Obsolescence and Technology

Once upon a time an ability to cut fire-sized pieces of burnable wood and stack it near the back yard privy was a necessary lifehack: each time someone went outside to make the hole shallower, they brought back some fuel to heat the family dinner.

Everything changes: cookers requiring anything other than an electricity connection are now a matter of choice (and an unusual choice, at that).

While we - according to Benjamin Franklin - can only be certain of death and taxes (1789), technological change should probably be a corollary to that: we can only be certain of death, taxes and new technology up-take.

I think when we humans are shown a better way to do something, we are great adopters. We are switching predators (Schaefer, 2007), selectively adopting and swapping tactics to make for easier prey. This applies equally to technology.

Why should we strive to do things when we can get things done more easily? Talk to any woman who has had to carry water: indoor plumbing was a no brainer. What I am surprised at is that we don't have warm water at the wave of a hand past a photoeye on all taps yet.

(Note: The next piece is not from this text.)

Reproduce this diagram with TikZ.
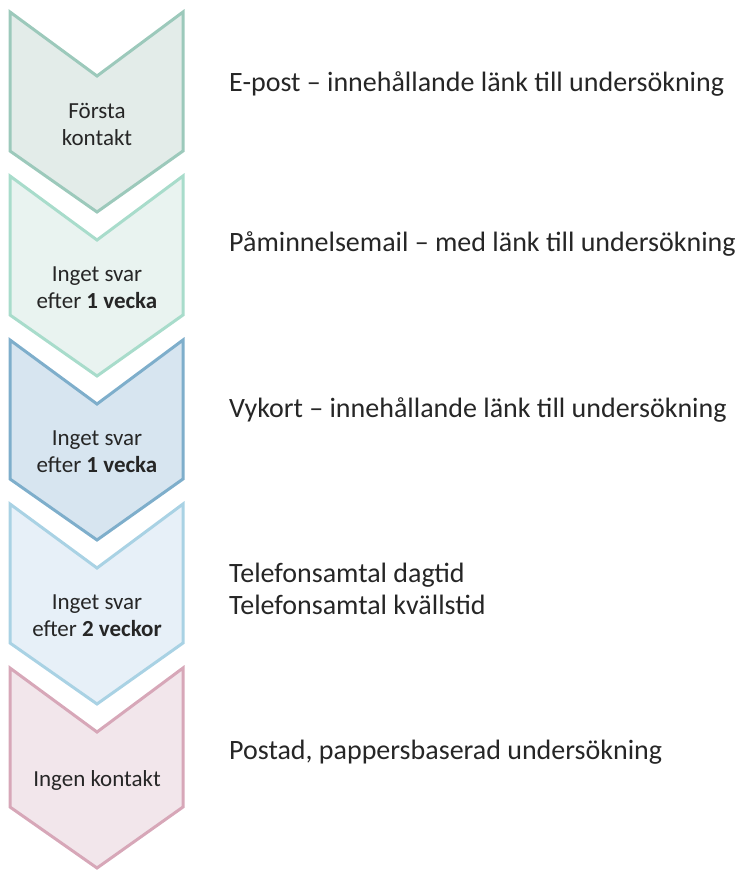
\documentclass[tikz,border=0pt]{standalone}
\usepackage{fontspec}
\setmainfont{Carlito}
\usetikzlibrary{positioning}
\definecolor{stepAline}{HTML}{9CC9BB}\definecolor{stepAfill}{HTML}{E3ECE9}
\definecolor{stepBline}{HTML}{A8DCCB}\definecolor{stepBfill}{HTML}{E9F3F0}
\definecolor{stepCline}{HTML}{7EAECB}\definecolor{stepCfill}{HTML}{D7E5F0}
\definecolor{stepDline}{HTML}{A9D2E4}\definecolor{stepDfill}{HTML}{E7F0F8}
\definecolor{stepEline}{HTML}{D7A7B8}\definecolor{stepEfill}{HTML}{F2E6EB}
\tikzset{
  chevron/.style={line width=3pt, line join=miter},
  steplabel/.style={font=\fontsize{23}{27}\selectfont, align=center, text=black!85},
  actionlabel/.style={font=\fontsize{28}{32}\selectfont, anchor=west, align=left, text=black!85, inner sep=0pt}
}
\begin{document}
\begin{tikzpicture}[x=1pt,y=-1pt]
\useasboundingbox (0,0) rectangle (745,871);
% Chevrons with their step labels
\foreach \i/\yy/\c/\txt in {1/12/A/{Första\\kontakt},
    2/176/B/{Inget svar\\efter \textbf{1 vecka}},
    3/340/C/{Inget svar\\efter \textbf{1 vecka}},
    4/504/D/{Inget svar\\efter \textbf{2 veckor}},
    5/668/E/{Ingen kontakt}} {
  \draw[chevron, draw=step\c line, fill=step\c fill]
    (10,\yy) -- (97,\yy+64) -- (183,\yy) -- (183,\yy+139) -- (97,\yy+200) -- (10,\yy+139) -- cycle;
  \node[steplabel] (step\i) at (97,\yy+112) {\txt};
}
% Actions to the right
\node[actionlabel] (act1) at (229,84) {E-post – innehållande länk till undersökning};
\node[actionlabel] (act2) at (229,244) {Påminnelsemail – med länk till undersökning};
\node[actionlabel] (act3) at (229,410) {Vykort – innehållande länk till undersökning};
\node[actionlabel] (act4) at (229,589) {Telefonsamtal dagtid\\Telefonsamtal kvällstid};
\node[actionlabel] (act5) at (229,752) {Postad, pappersbaserad undersökning};
\end{tikzpicture}
\end{document}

But that lag is interesting. We take on technology that is USEFUL. It takes quite a while to learn how to use new tech; and it has a high cost initially. So only a few try, then over time everyone gets on the band wagon. It is only when the extreme margins of the bell curve are in the market that we can consider something endemic. Think Facebook: now your grandmother is on FB, you know it is a normal part of our human environment.

What got me thinking about technology is an article on teaching tools predicted to be obsolete in a few years (Barseghian, 2011). Her obsolescence list included - amongst other things - desks, language labs, computers, homework, standardised testing, using Wikipedia in class, paperbacks, lockers, IT departments and paper.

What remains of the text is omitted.